Australian Communist paramilitary organisation

The Workers Defence Corps (WDC) was an Australian communist paramilitary organisation during the Great Depression.

The WDC was based on similar organisations formed in Britain during the 1926 United Kingdom general strike by the Communist Party of Great Britain for protecting picket lines from police and paramilitaries, which the WDC also undertook. The organisation was first active in 1929 during the Northern Coalfields lockout, where it was used to coerce strikebreakers and defend picket lines from police. The organisation was reformed in 1931 to defend Communist meetings from the growing proto-fascist New Guard.

The WDC is most notable for its clashes with the New Guard, but also engaged in bank robberies and reprisals against police officers, most of which failed. The WDC did have a successful string of weapons thefts. The WDC assisted the Unemployed Workers Movement in opposing evictions.

The WDC saw itself as a Red Army that would eventually lead a nationwide communist revolution.

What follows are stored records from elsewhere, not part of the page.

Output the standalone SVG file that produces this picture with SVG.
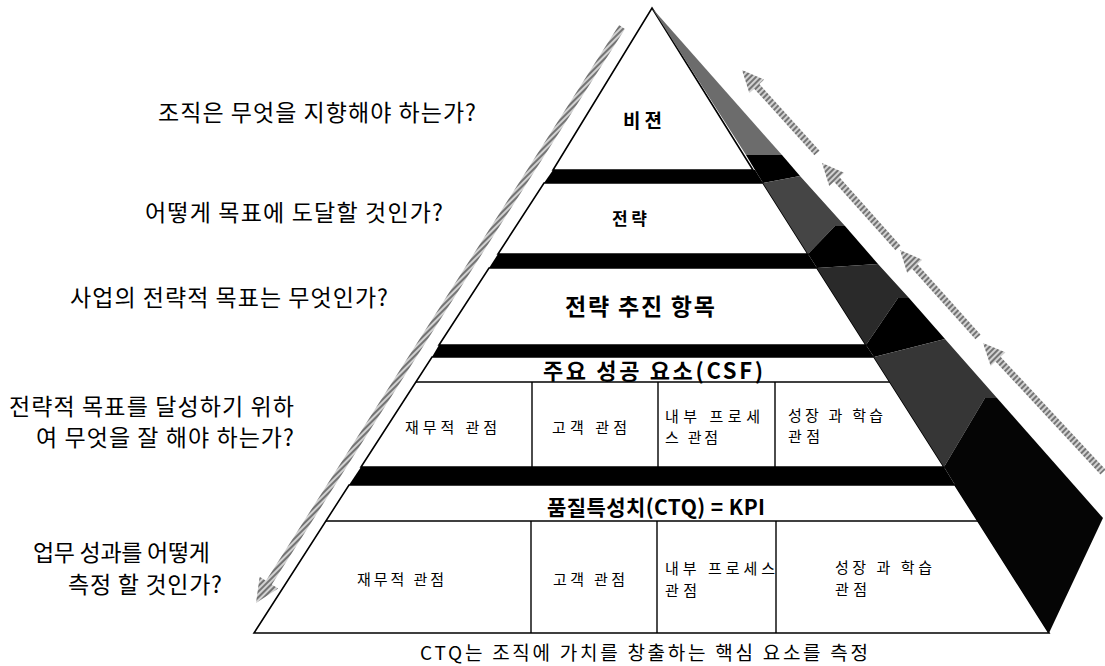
<svg xmlns="http://www.w3.org/2000/svg" width="1105" height="666" viewBox="0 0 1105 666">
<defs>
<style>
text{font-family:"Noto Sans CJK KR","Noto Sans",sans-serif;fill:#000}
.q{font-size:23px}
.c{font-size:15px}
.t{font-weight:bold}
.tier{fill:#fff;stroke:#000;stroke-width:1.6;stroke-linejoin:miter}
.band{fill:#000}
.div{stroke:#000;stroke-width:1.4;fill:none}
.arrow{fill:url(#hatch)}
</style>
<pattern id="hatch" width="4" height="4" patternUnits="userSpaceOnUse" patternTransform="rotate(45)">
<rect width="4" height="4" fill="#d2d2d2"/>
<rect width="2" height="4" fill="#747474"/>
</pattern>
</defs>
<rect width="1105" height="666" fill="#fff"/>

<g id="questions">
<text class="q" x="158" y="121" textLength="318" lengthAdjust="spacing">조직은 무엇을 지향해야 하는가?</text>
<text class="q" x="145" y="221" textLength="298" lengthAdjust="spacing">어떻게 목표에 도달할 것인가?</text>
<text class="q" x="70" y="306" textLength="318" lengthAdjust="spacing">사업의 전략적 목표는 무엇인가?</text>
<text class="q" x="9" y="415" textLength="285" lengthAdjust="spacing">전략적 목표를 달성하기 위하</text>
<text class="q" x="36" y="446" textLength="258" lengthAdjust="spacing">여 무엇을 잘 해야 하는가?</text>
<text class="q" x="33" y="561" textLength="177" lengthAdjust="spacing">업무 성과를 어떻게</text>
<text class="q" x="68" y="593" textLength="154" lengthAdjust="spacing">측정 할 것인가?</text>
</g>

<g id="tier-vision">
<polygon class="tier" points="652,8 753,170 553,170"/>
<text class="t" x="623" y="128" font-size="19" textLength="39" lengthAdjust="spacing">비젼</text>
</g>

<g id="tier-strategy">
<polygon class="tier" points="544,183 763,183 808,254 498,254"/>
<text class="t" x="612" y="225" font-size="17" textLength="35" lengthAdjust="spacing">전략</text>
</g>

<g id="tier-initiatives">
<polygon class="tier" points="489,268 817,268 866,345 439,345"/>
<text class="t" x="565" y="315" font-size="23" textLength="150" lengthAdjust="spacing">전략 추진 항목</text>
</g>

<g id="tier-csf">
<polygon class="tier" points="432,357 874,357 944,467 361,467"/>
<line class="div" x1="416" y1="382" x2="890" y2="382"/>
<line class="div" x1="532" y1="382" x2="532" y2="467"/>
<line class="div" x1="658" y1="382" x2="658" y2="467"/>
<line class="div" x1="775" y1="382" x2="775" y2="467"/>
<text class="t" x="543" y="379" font-size="22" textLength="220" lengthAdjust="spacing">주요 성공 요소(CSF)</text>
<text class="c" x="405" y="433" textLength="92" lengthAdjust="spacing">재무적 관점</text>
<text class="c" x="552" y="433" textLength="75" lengthAdjust="spacing">고객 관점</text>
<text class="c" x="665" y="422" textLength="95" lengthAdjust="spacing">내부 프로세</text>
<text class="c" x="665" y="443" textLength="53" lengthAdjust="spacing">스 관점</text>
<text class="c" x="788" y="421" textLength="95" lengthAdjust="spacing">성장 과 학습</text>
<text class="c" x="788" y="442" textLength="32" lengthAdjust="spacing">관점</text>
</g>

<g id="tier-ctq">
<polygon class="tier" points="349,485 955,485 1049,633 254,633"/>
<line class="div" x1="326" y1="521" x2="978" y2="521"/>
<line class="div" x1="531" y1="521" x2="531" y2="633"/>
<line class="div" x1="657" y1="521" x2="657" y2="633"/>
<line class="div" x1="776" y1="521" x2="776" y2="633"/>
<text class="t" x="547" y="515" font-size="21" textLength="218" lengthAdjust="spacing">품질특성치(CTQ) = KPI</text>
<text class="c" x="357" y="585" textLength="87" lengthAdjust="spacing">재무적 관점</text>
<text class="c" x="553" y="585" textLength="72" lengthAdjust="spacing">고객 관점</text>
<text class="c" x="665" y="574" textLength="110" lengthAdjust="spacing">내부 프로세스</text>
<text class="c" x="665" y="596" textLength="32" lengthAdjust="spacing">관점</text>
<text class="c" x="835" y="573" textLength="97" lengthAdjust="spacing">성장 과 학습</text>
<text class="c" x="835" y="595" textLength="32" lengthAdjust="spacing">관점</text>
</g>

<g id="bands">
<polygon class="band" points="553,170 755,170 763,183 544,183"/>
<polygon class="band" points="498,254 808,254 817,268 489,268"/>
<polygon class="band" points="439,345 866,345 874,357 432,357"/>
<polygon class="band" points="361,467 944,467 955,485 349,485"/>
</g>

<g id="side-face">
<polygon fill="#6c6c6c" points="652,8 782,155 746,155"/>
<polygon fill="#000" points="746,155 782,155 800,176 763,183 755,170"/>
<polygon fill="#454545" points="763,183 800,176 845,226 835,226 808,254"/>
<polygon fill="#000" points="808,254 835,226 845,226 878,264 817,268"/>
<polygon fill="#2a2a2a" points="817,268 878,264 909,298 898,298 866,345"/>
<polygon fill="#000" points="866,345 898,298 909,298 945,339 874,357"/>
<polygon fill="#363636" points="874,357 945,339 997,398 985,398 944,467"/>
<polygon fill="#050505" points="944,467 985,398 997,398 1103,518 1049,633 955,485"/>
</g>

<g id="connectors">
<polygon class="arrow" points="624.95,28.88 271.85,584.58 278.2,588.6 256,603 259.6,576.8 265.95,580.82 619.05,25.12"/>
<polygon class="arrow" points="819.6,150.66 759.34,83.97 764.16,79.62 742,70 749.32,93.02 754.14,88.67 814.4,155.35"/>
<polygon class="arrow" points="900.61,245.67 839.27,177.07 844.12,172.74 822,163 829.21,186.07 834.05,181.73 895.39,250.33"/>
<polygon class="arrow" points="980.61,334.66 917.30,264.04 922.14,259.70 900,250 907.24,273.06 912.08,268.72 975.39,339.34"/>
<polygon class="arrow" points="1105.56,469.62 1000.54,356.73 1005.30,352.30 983,343 990.66,365.92 995.42,361.49 1100.44,474.38"/>
</g>

<g id="caption">
<text x="420" y="660" font-size="19" textLength="448" lengthAdjust="spacing">CTQ는 조직에 가치를 창출하는 핵심 요소를 측정</text>
</g>
</svg>
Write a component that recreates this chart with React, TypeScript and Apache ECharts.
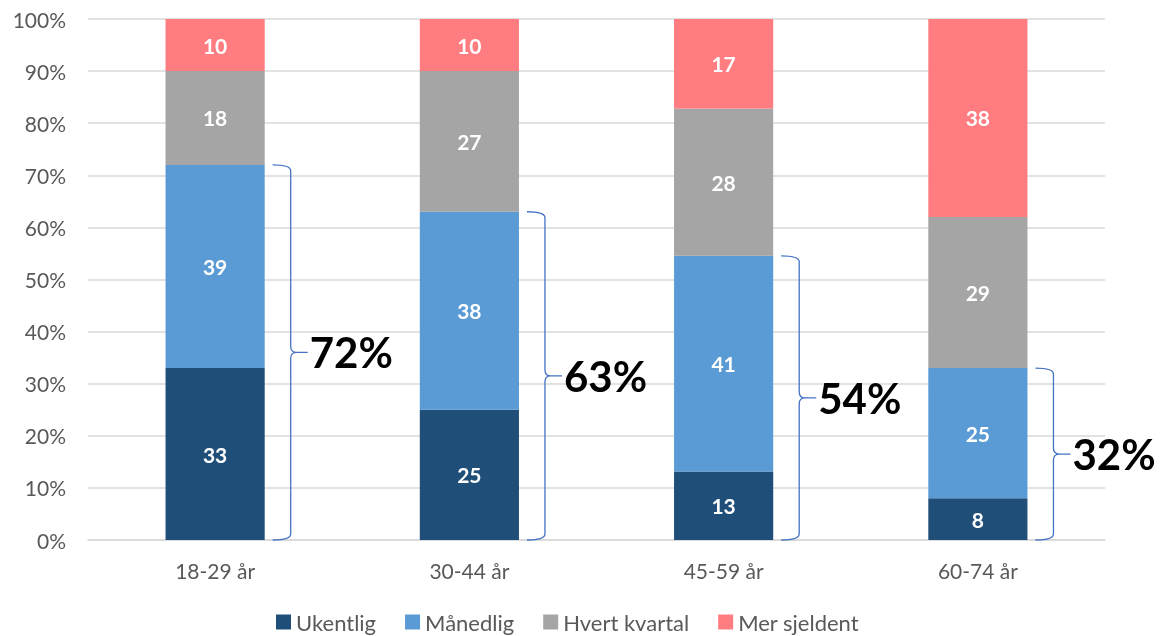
import React, { useEffect, useRef } from "react";
import * as echarts from "echarts";

const categories = ["18-29 år", "30-44 år", "45-59 år", "60-74 år"];
const ukentlig = [33, 25, 13, 8];
const maanedlig = [39, 38, 41, 25];
const hvertKvartal = [18, 27, 28, 29];
const merSjeldent = [10, 10, 17, 38];
const braceLabels = ["72%", "63%", "54%", "32%"];
const yTicks = [0, 10, 20, 30, 40, 50, 60, 70, 80, 90, 100];

const seriesNames = ["Ukentlig", "Månedlig", "Hvert kvartal", "Mer sjeldent"];
const seriesValues = [ukentlig, maanedlig, hvertKvartal, merSjeldent];
const colors = ["#1F4E79", "#5B9BD5", "#A5A5A5", "#FF7C80"];

const FONT = "Lato, 'Open Sans', sans-serif";

export default function App() {
  const ref = useRef<HTMLDivElement>(null);
  useEffect(() => {
    if (!ref.current) return;
    const chart = echarts.init(ref.current, undefined, { renderer: "svg" });
    const totals = categories.map((_, i) =>
      seriesValues.reduce((s, arr) => s + arr[i], 0)
    );
    const norm = (arr: number[]) => arr.map((v, i) => (v / totals[i]) * 100);

    const barSeries = seriesNames.map((name, k) => ({
      name,
      type: "bar",
      stack: "total",
      barWidth: "39%",
      itemStyle: { color: colors[k] },
      label: {
        show: true,
        position: "inside",
        color: "#fff",
        fontWeight: "bold",
        fontSize: 21,
        fontFamily: FONT,
        formatter: (p: any) => String(seriesValues[k][p.dataIndex]),
      },
      data: norm(seriesValues[k]),
    }));

    const braceData = categories.map((_, i) => [
      i,
      ((ukentlig[i] + maanedlig[i]) / totals[i]) * 100,
    ]);

    const braceSeries = {
      name: "brace",
      type: "custom",
      coordinateSystem: "cartesian2d",
      clip: false,
      silent: true,
      encode: { x: 0, y: 1 },
      data: braceData,
      renderItem: (params: any, api: any) => {
        const idx = api.value(0);
        const top = api.value(1);
        const pTop = api.coord([idx, top]);
        const pBot = api.coord([idx, 0]);
        const band = api.size([1, 0])[0];
        const barRight = pTop[0] + band * 0.195;
        const left = barRight + 8;
        const vx = barRight + 26;
        const tip = barRight + 43;
        const yT = pTop[1];
        const yB = pBot[1];
        const yM = (yT + yB) / 2;
        const d =
          `M${left},${yT} Q${vx},${yT} ${vx},${yT + 6} ` +
          `L${vx},${yM - 6} Q${vx},${yM} ${vx + 6},${yM} L${tip},${yM} ` +
          `M${vx + 6},${yM} Q${vx},${yM} ${vx},${yM + 6} ` +
          `L${vx},${yB - 6} Q${vx},${yB} ${left},${yB}`;
        return {
          type: "group",
          children: [
            {
              type: "path",
              shape: { pathData: d },
              style: { stroke: "#4472C4", lineWidth: 1.3, fill: "none" },
            },
            {
              type: "text",
              x: tip + 2,
              y: yM,
              style: {
                text: braceLabels[params.dataIndex],
                fontSize: 42,
                fontWeight: "bold",
                fontFamily: FONT,
                fill: "#000",
                align: "left",
                verticalAlign: "middle",
              },
            },
          ],
        };
      },
    };

    chart.setOption({
      animation: false,
      textStyle: { fontFamily: FONT },
      grid: { left: 88, right: 58, top: 19, bottom: 96 },
      legend: {
        data: seriesNames,
        top: 611,
        left: 276,
        padding: 0,
        icon: "rect",
        itemWidth: 15,
        itemHeight: 15,
        itemGap: 29,
        textStyle: { fontSize: 22, color: "#595959", fontFamily: FONT },
      },
      xAxis: {
        type: "category",
        data: categories,
        axisLine: { lineStyle: { color: "#D9D9D9", width: 1.5 } },
        axisTick: { show: false },
        axisLabel: { fontSize: 21, color: "#595959", margin: 20, fontFamily: FONT },
      },
      yAxis: {
        type: "value",
        min: yTicks[0],
        max: yTicks[yTicks.length - 1],
        interval: 10,
        axisLine: { show: false },
        axisTick: { show: false },
        splitLine: { lineStyle: { color: "#D9D9D9", width: 1.5 } },
        axisLabel: {
          fontSize: 21,
          color: "#595959",
          margin: 22,
          fontFamily: FONT,
          formatter: (v: number) => `${v}%`,
        },
      },
      series: [...barSeries, braceSeries],
    });
    return () => chart.dispose();
  }, []);
  return (
    <div
      ref={ref}
      style={{ position: "fixed", left: 0, top: 0, width: 1163, height: 636 }}
    />
  );
}
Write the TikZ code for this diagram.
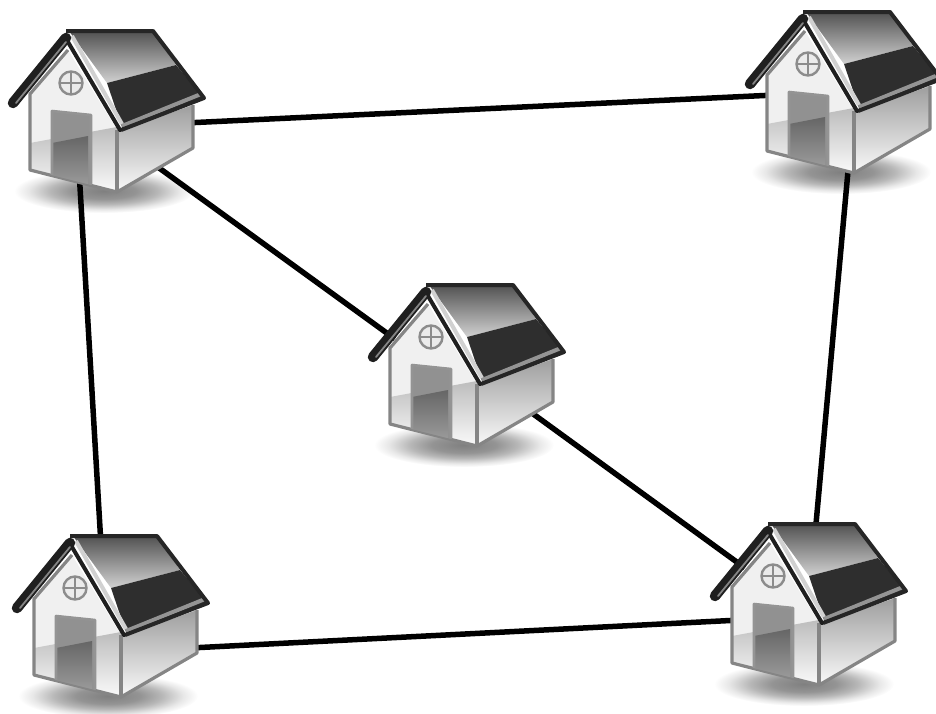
\documentclass[tikz,border=0pt]{standalone}
\usetikzlibrary{positioning}
\pgfdeclareradialshading{softshadow}{\pgfpoint{0bp}{0bp}}{color(0bp)=(black!50); color(9bp)=(black!42); color(15bp)=(black!28); color(21bp)=(black!9); color(25bp)=(white); color(50bp)=(white)}
\definecolor{wallL}{gray}{0.52}
\tikzset{
  link/.style={draw=black,line width=5.5pt},
  port/.style={inner sep=0pt,minimum size=0pt},
  wallline/.style={draw=wallL,line width=3.2pt,line join=round},
  houseshadow/.pic={
    \shade[shading=softshadow] (104,191) ellipse [x radius=90pt,y radius=22pt];
  },
  housebody/.pic={
    % walls
    \fill[black!6] (68,50) -- (30,94) -- (30,170) -- (117,192) -- (117,130) -- cycle;
    \shade[top color=black!26,bottom color=black!2] (30,143) -- (117,127) -- (117,192) -- (30,170) -- cycle;
    \shade[top color=black!38,bottom color=black!2] (117,132) -- (193,105) -- (193,148) -- (117,192) -- cycle;
    \draw[wallline] (68,50) -- (30,94) -- (30,170) -- (117,192) -- (193,148) -- (193,105);
    \draw[wallline] (117,130) -- (117,192);
    % door
    \fill[black!43] (52,111) -- (91,115) -- (91,185) -- (52,175) -- cycle;
    \shade[top color=black!60,bottom color=black!40] (52,143) -- (88,136) -- (88,184) -- (52,175) -- cycle;
    \draw[draw=black!42,line width=2.6pt,line join=round] (52,175) -- (52,111) -- (91,115) -- (91,185);
    % window
    \draw[draw=black!45,line width=2.4pt,fill=black!8] (71,83) circle [radius=11.5pt];
    \draw[draw=black!45,line width=2pt] (71,71.5) -- (71,94.5) (59.5,83) -- (82.5,83);
    % roof panel
    \shade[top color=black!68,bottom color=black!18] (69,31) -- (153,31) -- (176,65) -- (107,83) -- cycle;
    \fill[black!82] (107,83) -- (176,65) -- (203,97) -- (123,130) -- cycle;
    % light trim
    \draw[draw=black!42,line width=4pt] (122,126) -- (201,94);
    \draw[draw=black!18,line width=4pt] (72,36) -- (122,124);
    % outline
    \draw[draw=black!85,line width=4pt,line join=round] (121,130) -- (204,98) -- (153,31) -- (66,31);
    \draw[draw=black!88,line width=4pt,line cap=round] (68,42) -- (120,130);
    % left gable band
    \draw[draw=black!88,line width=10.5pt,line cap=round] (13,103) -- (66,38);
    \draw[draw=black!48,line width=1.8pt,line cap=round] (16,103) -- (66,42);
  }
}
\begin{document}
\begin{tikzpicture}[x=1pt,y=-1pt]
\useasboundingbox (0,0) rectangle (936,713);
% shadows under everything
\pic at (0,0) {houseshadow};
\pic at (737,-19) {houseshadow};
\pic at (360,254) {houseshadow};
\pic at (4,505) {houseshadow};
\pic at (700,493) {houseshadow};
% ports
\node[port] (a1) at (185,123) {};
\node[port] (a2) at (775,95) {};
\node[port] (b1) at (155,165) {};
\node[port] (b2) at (395,339) {};
\node[port] (c1) at (79,170) {};
\node[port] (c2) at (101,545) {};
\node[port] (d1) at (849,160) {};
\node[port] (d2) at (815,535) {};
\node[port] (e1) at (525,408) {};
\node[port] (e2) at (745,568) {};
\node[port] (f1) at (190,648) {};
\node[port] (f2) at (740,620) {};
\draw[link] (a1) -- (a2);
\draw[link] (b1) -- (b2);
\draw[link] (c1) -- (c2);
\draw[link] (d1) -- (d2);
\draw[link] (e1) -- (e2);
\draw[link] (f1) -- (f2);
% houses
\pic at (0,0) {housebody};
\pic at (737,-19) {housebody};
\pic at (360,254) {housebody};
\pic at (4,505) {housebody};
\pic at (702,493) {housebody};
\end{tikzpicture}
\end{document}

Members of the WDC were involved in the 'Battle of Bankstown,' in which several hundred New Guardsmen brawled with Bankstown locals, workers, Unemployed Worker's Movement members and WDC members. The New Guard was reportedly defeated, with their vehicles heavily damaged. The riot then continued as the crowd searched Bankstown for New Guardsmen or police officers.